Police in Macedonia have arrested seven people accused of joining Islamic State in Iraq and Syria, the interior ministry said.
The ministry said the suspects, all Macedonian nationals, were arrested in a raid that was a continuation of a 2015-16 police crackdown on suspected Macedonian ISIS fighters who had returned from Iraq and Syria.
“The operation confirms one more time that Macedonian institutions have the capacity and credibility to deal with the current security challenges and are a serious partner in the global anti-terrorism coalition,” the interior ministry said in a press release on Tuesday, August 7.

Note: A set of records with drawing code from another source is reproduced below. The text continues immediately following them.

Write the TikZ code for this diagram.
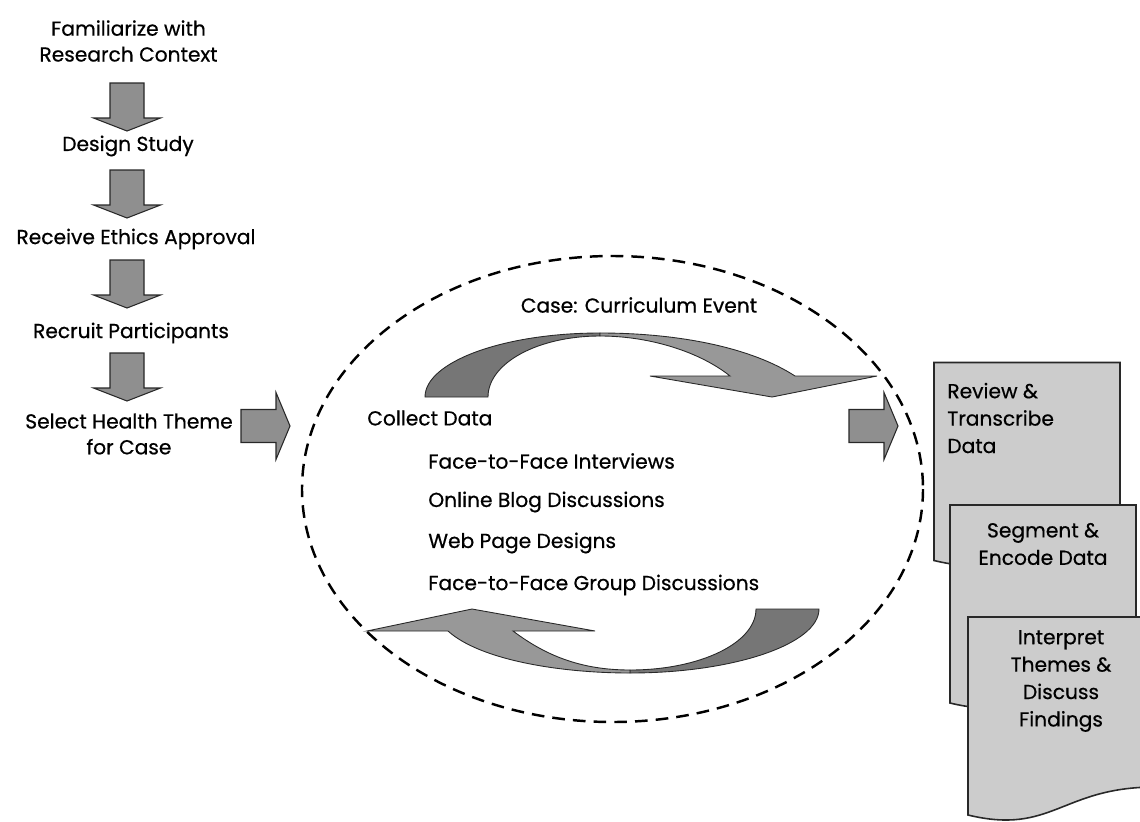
\documentclass[tikz,border=0pt]{standalone}
\usepackage{fontspec}
\setmainfont{Poppins}[FakeBold=0.6]
\definecolor{blockgray}{RGB}{143,143,143}
\definecolor{arcdark}{RGB}{118,118,118}
\definecolor{arclight}{RGB}{152,152,152}
\definecolor{pagegray}{RGB}{204,204,204}
\definecolor{inkline}{RGB}{40,40,40}
\tikzset{
  lbl/.style={font=\fontsize{11.5}{14.7}\selectfont, align=center, inner sep=0pt, text=black},
  item/.style={font=\fontsize{11.5}{14.7}\selectfont, anchor=west, inner sep=0pt, text=black},
  doctext/.style={font=\fontsize{11.5}{15.6}\selectfont, inner sep=0pt, text=black},
  blockarrow/.style={fill=blockgray, draw=inkline, line width=0.6pt, line join=miter},
  arcpart/.style={draw=inkline, line width=0.5pt, line join=miter},
  pagebox/.style={fill=pagegray, draw=inkline, line width=0.9pt},
  pics/downblock/.style={code={
    \draw[blockarrow] (-17,0) -- (17,0) -- (17,35) -- (33.5,35) -- (0,48)
      -- (-33.5,35) -- (-17,35) -- cycle;}},
  pics/rightblock/.style={code={
    \draw[blockarrow] (0,-16.5) -- (35,-16.5) -- (35,-33.5) -- (49,0)
      -- (35,33.5) -- (35,16.5) -- (0,16.5) -- cycle;}},
  pics/docpage/.style n args={2}{code={
    \draw[pagebox] (0,0) -- (#1,0) -- (#1,{0.802*#2})
      .. controls ({0.5*#1},{0.802*#2}) and ({0.45*#1},{1.03*#2}) .. (0,{0.934*#2}) -- cycle;}},
}
\begin{document}
\begin{tikzpicture}[x=0.02cm,y=-0.02cm]
\clip (0,0) rectangle (1140,822);
\fill[white] (0,0) rectangle (1140,822);

% preparation steps, left column
\node[lbl] (fam)    at (128.5,41)  {Familiarize with\\Research Context};
\node[lbl] (design) at (128,146)   {Design Study};
\node[lbl] (ethics) at (136,239)   {Receive Ethics Approval};
\node[lbl] (recruit) at (131,333)  {Recruit Participants};
\node[lbl] (theme)  at (129,434)   {Select Health Theme\\for Case};

\pic at (127,83)  {downblock};
\pic at (127,170) {downblock};
\pic at (127,260) {downblock};
\pic at (127,353) {downblock};

\pic at (241,426) {rightblock};

% the case: a dashed boundary around the data collection loop
\draw[line width=1.4pt, dash pattern=on 7.2pt off 4.6pt]
  (612.5,489) ellipse [x radius=310.5, y radius=233];

\node[lbl] (case) at (639,305) {Case: Curriculum Event};

% upper curved arrow (tail dark, head light)
\filldraw[arcpart, fill=arcdark]
  (425,397) .. controls (425,362) and (503,333) .. (600,333)
  -- (600,336) .. controls (538,336) and (488,363) .. (488,397) -- cycle;
\filldraw[arcpart, fill=arclight]
  (600,333) .. controls (680,333) and (752,348) .. (795,376)
  -- (877,376) -- (772,397) -- (650,376) -- (730,376)
  .. controls (700,352) and (650,336) .. (600,336) -- cycle;

% lower curved arrow (tail dark, head light)
\filldraw[arcpart, fill=arcdark]
  (819,609) .. controls (819,644) and (734,673) .. (630,673)
  -- (630,670) .. controls (700,670) and (756,643) .. (756,609) -- cycle;
\filldraw[arcpart, fill=arclight]
  (630,673) .. controls (560,673) and (480,660) .. (448,631)
  -- (367,631) -- (472,609) -- (595,631) -- (513,631)
  .. controls (545,655) and (580,670) .. (630,670) -- cycle;

\node[item] (collect) at (367,418) {Collect Data};
\node[item] (ftf)     at (428,461) {Face-to-Face Interviews};
\node[item] (blog)    at (428,502) {Online Blog Discussions};
\node[item] (web)     at (428,543) {Web Page Designs};
\node[item] (group)   at (428,585) {Face-to-Face Group Discussions};

\pic at (849,426) {rightblock};

% analysis pages
\pic at (934,362.5) {docpage={186}{212}};
\node[doctext, anchor=west, align=left] (review) at (947,418) {Review \&\\Transcribe\\Data};
\pic at (950,505) {docpage={186}{212}};
\node[doctext, align=center] (segment) at (1043,544) {Segment \&\\Encode Data};
\pic at (968,617) {docpage={187}{212}};
\node[doctext, align=center] (interpret) at (1061,681) {Interpret\\Themes \&\\Discuss\\Findings};
\end{tikzpicture}
\end{document}
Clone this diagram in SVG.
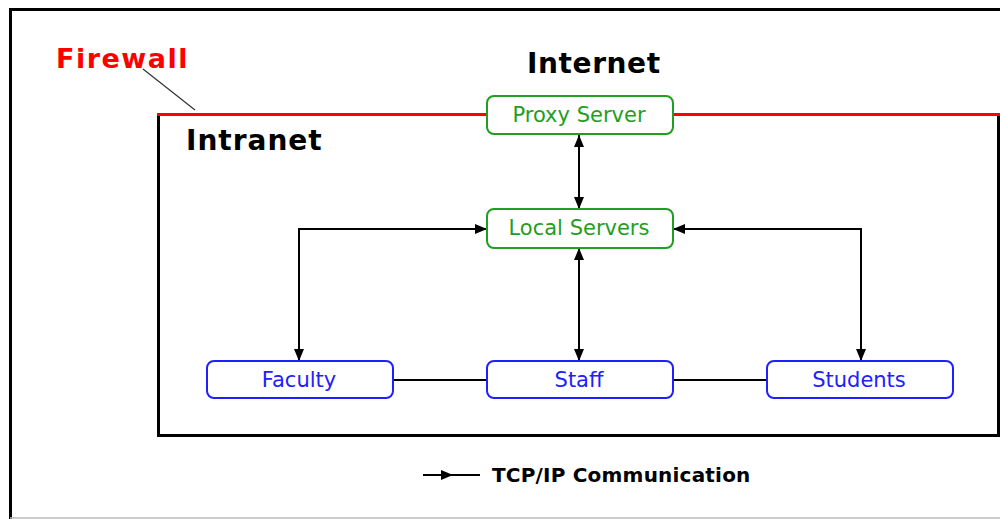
<svg xmlns="http://www.w3.org/2000/svg" width="1000" height="519" viewBox="0 0 1000 519">
<style>
.green rect{fill:#fff;stroke:#1f9e1f;stroke-width:2}
.green text{fill:#1f9e1f}
.blue rect{fill:#fff;stroke:#2020ff;stroke-width:2}
.blue text{fill:#2020ff}
.lbl{font-family:"DejaVu Sans",Verdana,sans-serif;font-size:21px;text-anchor:middle}
.big{font-family:"DejaVu Sans",Verdana,sans-serif;font-weight:bold}
.conn{stroke:#000;stroke-width:2;fill:none}
</style>
<defs>
<marker id="ah" viewBox="0 0 12 10" refX="12" refY="5" markerWidth="12" markerHeight="10" markerUnits="userSpaceOnUse" orient="auto-start-reverse">
<path d="M0,0 L12,5 L0,10 z" fill="#000"/>
</marker>
</defs>
<rect width="1000" height="519" fill="#fff"/>
<g id="frame">
<path d="M10.5,519 L10.5,9.5 L1000,9.5" fill="none" stroke="#000" stroke-width="3"/>
<line x1="10" y1="518" x2="1000" y2="518" stroke="#bbb" stroke-width="1.5"/>
</g>
<g id="intranet">
<path d="M158.5,114 L158.5,435.5 L998.5,435.5 L998.5,114" fill="none" stroke="#000" stroke-width="3"/>
<line x1="157" y1="114.5" x2="1000" y2="114.5" stroke="#ff0000" stroke-width="3"/>
<text x="186" y="150" class="big" font-size="28" fill="#000" letter-spacing="1">Intranet</text>
</g>
<g id="firewall">
<text x="56" y="68" class="big" font-size="27" fill="#ff0000" letter-spacing="1.5">Firewall</text>
<line x1="143" y1="69" x2="195" y2="110" stroke="#333" stroke-width="1.2"/>
</g>
<g id="internet">
<text x="527" y="73" class="big" font-size="28" fill="#000" letter-spacing="0.6">Internet</text>
</g>
<g id="connectors">
<line class="conn" x1="579" y1="135" x2="579" y2="209" marker-start="url(#ah)" marker-end="url(#ah)"/>
<line class="conn" x1="579" y1="248" x2="579" y2="361" marker-start="url(#ah)" marker-end="url(#ah)"/>
<polyline class="conn" points="487,229 299,229 299,361" marker-start="url(#ah)" marker-end="url(#ah)"/>
<polyline class="conn" points="673,229 861,229 861,361" marker-start="url(#ah)" marker-end="url(#ah)"/>
<line class="conn" x1="393" y1="380" x2="487" y2="380"/>
<line class="conn" x1="673" y1="380" x2="767" y2="380"/>
</g>
<g id="proxy" class="green">
<rect x="487" y="96" width="186" height="38" rx="7"/>
<text class="lbl" x="579" y="122">Proxy Server</text>
</g>
<g id="local" class="green">
<rect x="487" y="209" width="186" height="39" rx="7"/>
<text class="lbl" x="579" y="235">Local Servers</text>
</g>
<g id="faculty" class="blue">
<rect x="207" y="361" width="186" height="37" rx="7"/>
<text class="lbl" x="299" y="387">Faculty</text>
</g>
<g id="staff" class="blue">
<rect x="487" y="361" width="186" height="37" rx="7"/>
<text class="lbl" x="579" y="387">Staff</text>
</g>
<g id="students" class="blue">
<rect x="767" y="361" width="186" height="37" rx="7"/>
<text class="lbl" x="859" y="387">Students</text>
</g>
<g id="legend">
<line class="conn" x1="423" y1="475" x2="453" y2="475" marker-end="url(#ah)"/>
<line class="conn" x1="450" y1="475" x2="480" y2="475"/>
<text x="492" y="482" class="big" font-size="20" fill="#000" letter-spacing="0.2">TCP/IP Communication</text>
</g>
</svg>
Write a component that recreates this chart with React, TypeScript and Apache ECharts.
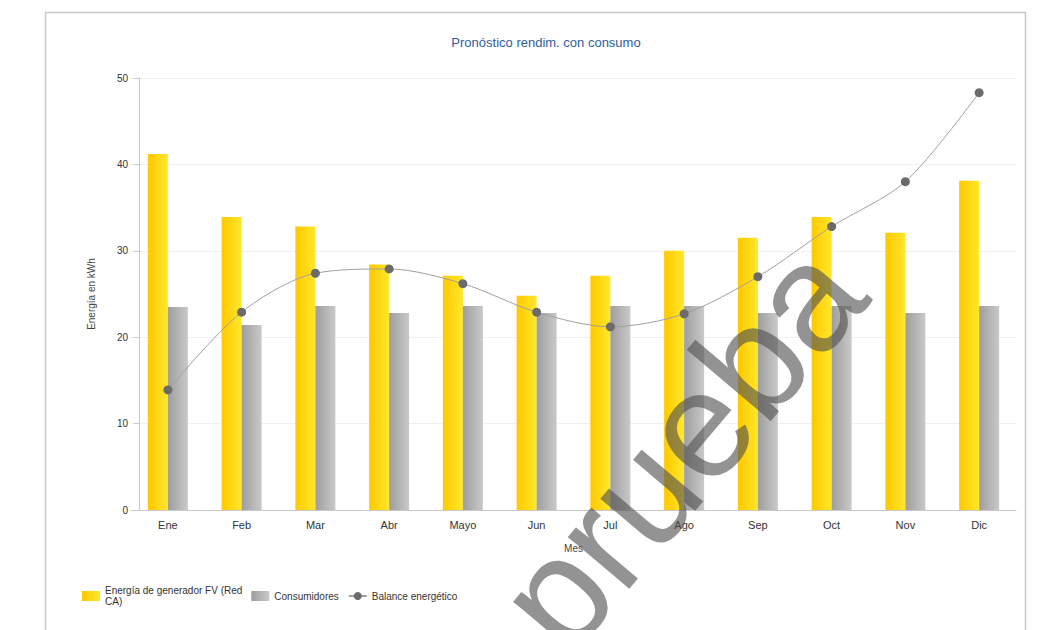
import React, { useEffect, useRef } from "react";
import * as echarts from "echarts";

const months = ["Ene", "Feb", "Mar", "Abr", "Mayo", "Jun", "Jul", "Ago", "Sep", "Oct", "Nov", "Dic"];
const generacionFV = [41.2, 33.9, 32.8, 28.4, 27.1, 24.8, 27.1, 30.0, 31.5, 33.9, 32.1, 38.1];
const consumidores = [23.5, 21.4, 23.6, 22.8, 23.6, 22.8, 23.6, 23.6, 22.8, 23.6, 22.8, 23.6];
const balance = [13.9, 22.9, 27.4, 27.9, 26.2, 22.9, 21.2, 22.7, 27.0, 32.8, 38.0, 48.3];
const yTicks = { min: 0, max: 50, interval: 10 };

const FONT = "Liberation Sans, Arial, sans-serif";

export default function App() {
  const ref = useRef<HTMLDivElement>(null);
  useEffect(() => {
    if (!ref.current) return;
    const chart = echarts.init(ref.current, null, { renderer: "svg" });
    const yellow = new echarts.graphic.LinearGradient(0, 0, 1, 0, [
      { offset: 0, color: "#FFC800" },
      { offset: 1, color: "#FFE82A" },
    ]);
    const gray = new echarts.graphic.LinearGradient(0, 0, 1, 0, [
      { offset: 0, color: "#9E9E9E" },
      { offset: 1, color: "#C9C9C9" },
    ]);
    chart.setOption({
      animation: false,
      backgroundColor: "#ffffff",
      textStyle: { fontFamily: FONT },
      title: {
        text: "Pronóstico rendim. con consumo",
        left: 541,
        textAlign: "center",
        top: 31,
        textStyle: { color: "#2F5D9B", fontSize: 13, fontWeight: "normal", fontFamily: FONT },
      },
      graphic: [
        {
          type: "rect",
          shape: { x: 45.5, y: 12.5, width: 980, height: 640 },
          style: { fill: "none", stroke: "#c8c8c8", lineWidth: 1.5 },
          silent: true,
          z: -1,
        },
        {
          type: "text",
          x: 612,
          y: 527,
          rotation: 0.87,
          style: {
            text: "de prueba",
            fill: "rgba(80,80,80,0.62)",
            font: "normal 152px Liberation Sans Narrow, Liberation Sans, Arial, sans-serif",
            align: "center",
            verticalAlign: "middle",
          },
          silent: true,
          z: 100,
        },
      ],
      legend: {
        left: 82,
        top: 585,
        padding: 0,
        itemWidth: 18,
        itemHeight: 10,
        itemGap: 9,
        formatter: (name: string) => name.replace(" CA)", "\nCA)"),
        textStyle: { fontSize: 10, color: "#333", lineHeight: 11 },
        data: [
          { name: "Energía de generador FV (Red CA)", icon: "rect" },
          { name: "Consumidores", icon: "rect" },
          { name: "Balance energético" },
        ],
      },
      grid: { left: 131, right: 39, top: 78, bottom: 120, containLabel: false },
      xAxis: {
        type: "category",
        data: months,
        name: "Mes",
        nameLocation: "middle",
        nameGap: 33,
        nameTextStyle: { fontSize: 10, color: "#444" },
        axisLine: { lineStyle: { color: "#c8c8c8" } },
        axisTick: { alignWithLabel: true, length: 5, lineStyle: { color: "#c8c8c8" } },
        axisLabel: { fontSize: 11, color: "#333", margin: 9 },
      },
      yAxis: {
        type: "value",
        min: yTicks.min,
        max: yTicks.max,
        interval: yTicks.interval,
        offset: -8,
        name: "Energía en kWh",
        nameLocation: "middle",
        nameGap: 43,
        nameTextStyle: { fontSize: 10, color: "#444" },
        axisLine: { show: true, lineStyle: { color: "#c8c8c8" } },
        axisTick: { show: true, length: 5, lineStyle: { color: "#c8c8c8" } },
        axisLabel: { fontSize: 10, color: "#333", margin: 11 },
        splitLine: { lineStyle: { color: "#f0f0f0" } },
      },
      series: [
        {
          name: "Energía de generador FV (Red CA)",
          type: "bar",
          data: generacionFV,
          barWidth: 20,
          barGap: "0%",
          itemStyle: { color: yellow },
        },
        {
          name: "Consumidores",
          type: "bar",
          data: consumidores,
          barWidth: 20,
          barGap: "0%",
          itemStyle: { color: gray },
        },
        {
          name: "Balance energético",
          type: "line",
          data: balance,
          smooth: 0.3,
          symbol: "circle",
          symbolSize: 9,
          lineStyle: { color: "#a0a0a0", width: 1 },
          itemStyle: { color: "#6b6b6b", borderWidth: 0 },
          z: 5,
        },
      ],
    });
    return () => chart.dispose();
  }, []);
  return (
    <div
      ref={ref}
      style={{ position: "fixed", left: 0, top: 0, width: 1055, height: 630 }}
    />
  );
}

Those arrested were aged between 23 and 41, Reuters reported police as saying. They could face up to a decade in prison if found guilty of fighting with ISIS.
Macedonia amended its criminal code in 2014 to impose a minimum five-year prison sentence on Macedonians who fight with paramilitary organizations abroad or indirectly support them.
Officials estimate that at least 100 Macedonians left to fight in Iraq and Syria, and about 20 have been killed on the battlefield.
Police arrested nine people in the first wave of Operation Cell in August 2015, and another 23 people were arrested in 2016 during a coordinated investigation with Albania and Kosovo. A Macedonian man suspected of recruiting would-be ISIS fighters was arrested in Italy the same year.
ISIS and other jihadist groups have targeted Macedonia’s large Albanian population, which is predominately Muslim.